OK, you have my attention

When I first learned of WebWOWser, I couldn't help but be intrigued. The designer in me was captivated by the promises to make it simple for novices to create, publish, secure, market, and track Web sites. The developer in me was fascinated by the whiz-bang technology.

The technology behind WebWOWser is definitely hot stuff. The page editor is a Java control that uses dynamic HTML to render changes to Web pages. Use of COM allows users to drag-and-drop and copy-and-paste local resources into the WebWOWser page editor. Only necessary changes are uploaded to the server, where the developers have put ASP, COM, and XML technologies to use rendering dynamic pages that reflect the latest changes made by the user.

WebWOWser is currently at a pre-beta stage of development. About two weeks ago it became available for preview in a Microsoft Internet Explorer 5.0-compatible form only. Future versions of WebWOWser will support IE 4 and Netscape, AlbertIQ says. To use the preview version of WebWOWser, you'll have to enable cookies, Java, and JavaScript. And you'll need build 3,167 or later of the Java Virtual Machine installed.

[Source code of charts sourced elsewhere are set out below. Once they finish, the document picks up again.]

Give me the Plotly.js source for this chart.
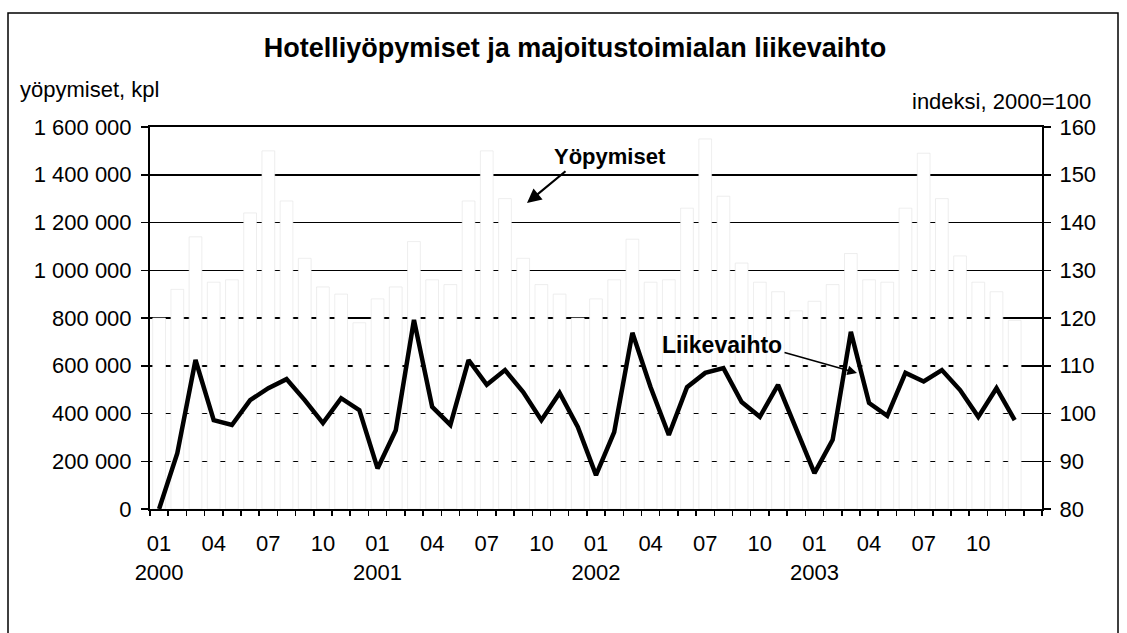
<!DOCTYPE html>
<html>
<head>
<meta charset="utf-8">
<script src="https://cdn.plot.ly/plotly-3.0.1.min.js"></script>
<style>html,body{margin:0;padding:0;background:#fff;}#chart{width:1127px;height:633px;}</style>
</head>
<body>
<div id="chart"></div>
<script>
// Categories: months Jan 2000 .. Dec 2003, plus one empty slot at the end
const categories = [
  "2000-01","2000-02","2000-03","2000-04","2000-05","2000-06","2000-07","2000-08","2000-09","2000-10","2000-11","2000-12",
  "2001-01","2001-02","2001-03","2001-04","2001-05","2001-06","2001-07","2001-08","2001-09","2001-10","2001-11","2001-12",
  "2002-01","2002-02","2002-03","2002-04","2002-05","2002-06","2002-07","2002-08","2002-09","2002-10","2002-11","2002-12",
  "2003-01","2003-02","2003-03","2003-04","2003-05","2003-06","2003-07","2003-08","2003-09","2003-10","2003-11","2003-12",
  "2004-01"
];
const tickLabels = [
  "01<br>2000","","","04","","","07","","","10","","",
  "01<br>2001","","","04","","","07","","","10","","",
  "01<br>2002","","","04","","","07","","","10","","",
  "01<br>2003","","","04","","","07","","","10","","",
  ""
];
// Hotel overnight stays (left axis)
const yopymiset = [
  800000, 920000, 1140000, 950000, 960000, 1240000, 1500000, 1290000, 1050000, 930000, 900000, 780000,
  880000, 930000, 1120000, 960000, 940000, 1290000, 1500000, 1300000, 1050000, 940000, 900000, 800000,
  880000, 960000, 1130000, 950000, 960000, 1260000, 1550000, 1310000, 1030000, 950000, 910000, 830000,
  870000, 940000, 1070000, 960000, 950000, 1260000, 1490000, 1300000, 1060000, 950000, 910000, 790000,
  null
];
// Turnover index 2000=100 (right axis)
const liikevaihto = [
  80.0, 91.7, 111.2, 98.6, 97.6, 102.8, 105.3, 107.2, 102.8, 98.0, 103.2, 100.7,
  88.5, 96.5, 119.6, 101.4, 97.6, 111.2, 106.0, 109.1, 104.5, 98.6, 104.3, 97.2,
  87.1, 96.1, 116.9, 105.5, 95.5, 105.5, 108.5, 109.5, 102.4, 99.3, 106.0, 96.5,
  87.5, 94.5, 117.1, 102.2, 99.5, 108.5, 106.7, 109.1, 104.9, 99.3, 105.3, 98.6,
  null
];

const FONT = "Liberation Sans, Arial, sans-serif";
const FS = 22;

const traces = [
  {
    type: "bar", name: "Yöpymiset", x: categories, y: yopymiset, yaxis: "y",
    marker: {color: "#ffffff", line: {color: "#e2e2e2", width: 0.6}},
    hoverinfo: "x+y"
  },
  {
    type: "scatter", mode: "lines", name: "Liikevaihto", x: categories, y: liikevaihto, yaxis: "y2",
    line: {color: "#000000", width: 4.5}, connectgaps: false
  }
];

const layout = {
  width: 1127, height: 633,
  margin: {l: 150, r: 85, t: 127, b: 124},
  paper_bgcolor: "#ffffff", plot_bgcolor: "#ffffff",
  font: {family: FONT, size: FS, color: "#000"},
  separators: ", ",
  showlegend: false,
  bargap: 0.3,
  title: {
    text: "<b>Hotelliyöpymiset ja majoitustoimialan liikevaihto</b>",
    font: {family: FONT, size: 27, color: "#000"},
    x: 575/1127, xanchor: "center", xref: "container",
    y: 1 - 48/633, yanchor: "middle", yref: "container"
  },
  xaxis: {
    type: "category",
    tickmode: "array", tickvals: categories, ticktext: tickLabels,
    tickson: "boundaries", ticks: "outside", ticklen: 5, tickwidth: 1.5, tickcolor: "#000",
    ticklabelstandoff: 14,
    showline: true, linecolor: "#000", linewidth: 2, mirror: true,
    showgrid: false, tickangle: 0,
    tickfont: {family: FONT, size: FS, color: "#000"}
  },
  yaxis: {
    range: [0, 1600000], tickmode: "linear", tick0: 0, dtick: 200000,
    tickformat: ",d",
    showline: true, linecolor: "#000", linewidth: 2,
    ticks: "outside", ticklen: 7, tickwidth: 1.5, tickcolor: "#000",
    ticklabelstandoff: 5,
    showgrid: true, gridcolor: "#000", gridwidth: 1.5,
    zeroline: false,
    tickfont: {family: FONT, size: FS, color: "#000"}
  },
  yaxis2: {
    range: [80, 160], tickmode: "linear", tick0: 80, dtick: 10,
    overlaying: "y", side: "right",
    showline: true, linecolor: "#000", linewidth: 2,
    ticks: "outside", ticklen: 7, tickwidth: 1.5, tickcolor: "#000",
    ticklabelstandoff: 4,
    showgrid: false, zeroline: false,
    tickfont: {family: FONT, size: FS, color: "#000"}
  },
  shapes: [
    {type: "rect", xref: "paper", yref: "paper",
     x0: (8-150)/892, x1: (1118-150)/892, y0: (509-700)/382, y1: (509-13)/382,
     line: {color: "#000", width: 1.5}, fillcolor: "rgba(0,0,0,0)", layer: "below"}
  ],
  annotations: [
    {text: "yöpymiset, kpl", xref: "paper", yref: "paper",
     x: (18-150)/892, y: (509-89)/382, xanchor: "left", yanchor: "middle",
     showarrow: false, font: {family: FONT, size: FS, color: "#000"}},
    {text: "indeksi, 2000=100", xref: "paper", yref: "paper",
     x: (1093-150)/892, y: (509-101)/382, xanchor: "right", yanchor: "middle",
     showarrow: false, font: {family: FONT, size: FS, color: "#000"}},
    {text: "<b>Yöpymiset</b>", xref: "paper", yref: "paper",
     x: (610-150)/892, y: (509-156)/382, xanchor: "center", yanchor: "middle",
     showarrow: false, font: {family: FONT, size: 22, color: "#000"}},
    {text: "", xref: "paper", yref: "paper",
     x: (527-150)/892, y: (509-203)/382, ax: 40, ay: -33,
     showarrow: true, arrowhead: 2, arrowsize: 1.3, arrowwidth: 2.2, arrowcolor: "#000", standoff: 0},
    {text: "<b>Liikevaihto</b>", xref: "paper", yref: "paper",
     x: (722-150)/892, y: (509-345)/382, xanchor: "center", yanchor: "middle",
     showarrow: false, font: {family: FONT, size: 23, color: "#000"}},
    {text: "", xref: "paper", yref: "paper",
     x: (857-150)/892, y: (509-373)/382, ax: -74, ay: -21,
     showarrow: true, arrowhead: 2, arrowsize: 1.2, arrowwidth: 1.6, arrowcolor: "#000", standoff: 0}
  ]
};

Plotly.newPlot("chart", traces, layout, {displayModeBar: false, staticPlot: true});
</script>
</body>
</html>
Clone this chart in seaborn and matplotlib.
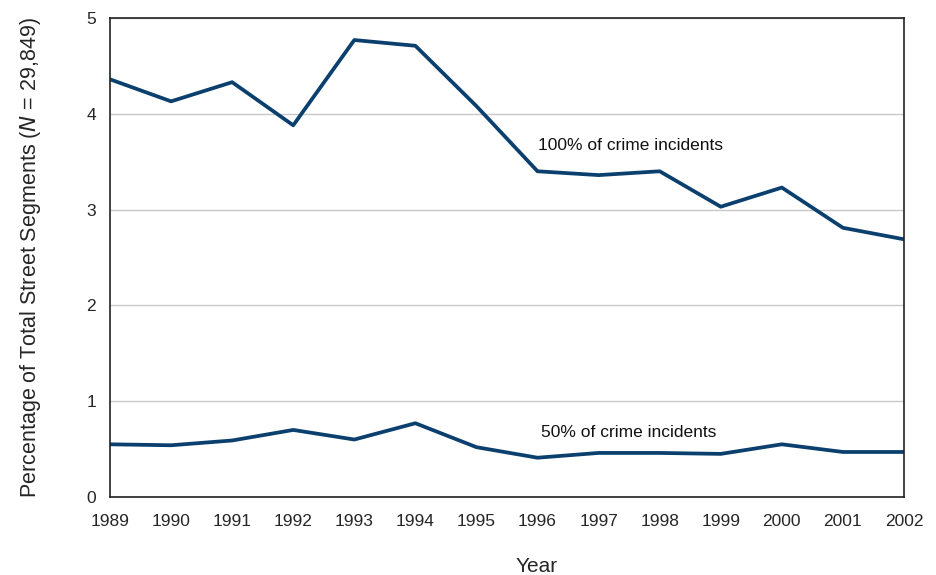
import matplotlib
matplotlib.use("Agg")
import matplotlib.pyplot as plt
import seaborn as sns
import pandas as pd
from matplotlib import font_manager

years = [1989, 1990, 1991, 1992, 1993, 1994, 1995, 1996, 1997, 1998, 1999, 2000, 2001, 2002]
pct_100 = [4.36, 4.13, 4.33, 3.88, 4.77, 4.71, 4.08, 3.40, 3.36, 3.40, 3.03, 3.23, 2.81, 2.69]
pct_50 = [0.55, 0.54, 0.59, 0.70, 0.60, 0.77, 0.52, 0.41, 0.46, 0.46, 0.45, 0.55, 0.47, 0.47]
series_names = ["100% of crime incidents", "50% of crime incidents"]
y_ticks = [0, 1, 2, 3, 4, 5]

sns.set_theme(style="white")
names = {f.name for f in font_manager.fontManager.ttflist}
fam = [f for f in ["Liberation Sans Narrow", "Liberation Sans", "DejaVu Sans"] if f in names]
plt.rcParams["font.family"] = fam

df = pd.concat([
    pd.DataFrame({"Year": years, "Pct": pct_100, "Series": series_names[0]}),
    pd.DataFrame({"Year": years, "Pct": pct_50, "Series": series_names[1]}),
])

color = "#0b3f6e"
fig = plt.figure(figsize=(9.37, 5.75), dpi=100)
ax = fig.add_axes([110 / 937, 78 / 575, 794 / 937, 479 / 575])
sns.lineplot(data=df, x="Year", y="Pct", units="Series", estimator=None,
             color=color, linewidth=2.7, ax=ax, legend=False)

ax.set_xlim(years[0], years[-1])
ax.set_ylim(0, 5)
ax.set_xticks(years)
ax.set_xticklabels([str(y) for y in years], fontsize=12.5)
ax.set_yticks(y_ticks)
ax.set_yticklabels([str(t) for t in y_ticks], fontsize=12.5)
ax.yaxis.grid(True, color="#c8c8c8", linewidth=1)
ax.xaxis.grid(False)
ax.set_axisbelow(True)
for s in ax.spines.values():
    s.set_visible(True)
    s.set_color("#222222")
    s.set_linewidth(1.2)
ax.tick_params(axis="x", direction="in", length=5, width=1, color="#222222", pad=12)
ax.tick_params(axis="y", length=0, pad=10)

ax.set_xlabel("Year", fontsize=15)
ax.xaxis.set_label_coords((537 - 110) / 794, -0.126)
ax.set_ylabel("Percentage of Total Street Segments ($\\it{N}$ = 29,849)", fontsize=15.5, labelpad=31)

ax.text(1996.0, 3.67, series_names[0], fontsize=12.5, va="center", ha="left", color="#111111")
ax.text(1996.05, 0.67, series_names[1], fontsize=12.5, va="center", ha="left", color="#111111")

fig.savefig("out.png", dpi=100)
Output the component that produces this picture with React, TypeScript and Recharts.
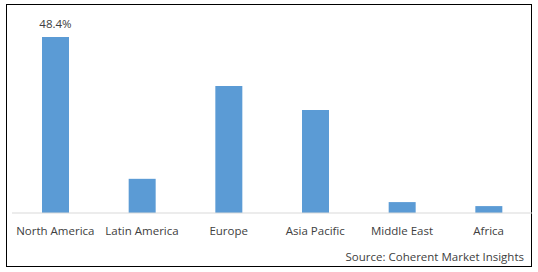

Unfortunately, I'm afraid the AlbertIQ folks may lose a significant share of novice users by specifying these requirements. Such a user isn't likely to have a clue what version of what browser he's using, much less what techno-features are enabled and what Java VM builds are installed.

Put to the test

How close does the preview version of WebWOWser get to its goal of making it easy to create exciting and attractive personal Web sites? I put it through its paces to find out.

I discovered that creating an initial, attractive Web site was as fast and easy as AlbertIQ promised. First I filled out a bit of personal information. I read the terms of use and privacy policy statements -- which, I am happy to report, were written simply, clearly, and with hardly a word of legalese. Next I used a simple three-step wizard to choose the type of site (gardening or family, for example), name and describe the site, and personalize some preliminary content. Next...well, next nothing. That was it. The site was created and available for viewing on the Web.

The site was laid out neatly and written in the brief, friendly, and straightforward style that works so well on the Web. Kudos to AlbertIQ for showing novice users, by example, how to write prose for the Web.

After checking out my new site, I decided to edit it to make it more personally mine. At this point I had to wait a bit for the Java control to download. A clearly written dialog box explained the wait and told me what I could expect to see next. Then my browser showed the page editor loaded with my new site and primed for editing. The following screen capture shows a selected element (named an atom in WebWOWser terminology) ready to edit, move, or resize.

Screenshot: Home page ready to customize online.

I ran into a number of bugs, but that's to be expected with software labeled pre-beta.

Breaking the commandment?

The page editor was easy enough for me to use, but I'm far from a novice user. If I were AlbertIQ, I would definitely conduct usability tests with target users. I wouldn't expect novice users to understand, for example, anything about image formats. They would likely not know that browsers work best with small JPGs and GIFs. The WebWOWser page editor allowed me to drag-and-drop a large TIF image from my hard drive to the page without warning me that it was not a good idea.

The on-line media center is another area where novice users are sure to get confused. The media center allows users to upload graphics or select ready-to-go images and art from the WebWOWser collection. In order to upload an image, the user must first change the gallery dropdown box to My Media. That causes some extra buttons to appear, including the Add Media button. Users must click the Add Media button to reveal additional controls for browsing the hard drive and uploading the selected image. 

To add to the confusion, drag-and-drop works from the page editor but not from the media center. Any user who gets the bright idea to drag-and-drop an image, rather than hunt-and-peck to find the necessary hidden choices, is in for a surprise. The Web browser will display the image on a new page, totally dissociated from the previous media center page.

Because the page editor and media center offer the most complex features, they also present the greatest opportunity to confuse novice users. The other functions (visitor stats and "promote it," for example) are quite simple and straightforward. Even novice users should have no trouble using them.

The AlbertIQ team has made a valiant attempt to bring Web site publishing to the masses, and for the most part they appear to have succeeded. Judicious application of usability testing, focused on the most complicated features, should help the team honor the commandment: Know thy users for they are not you.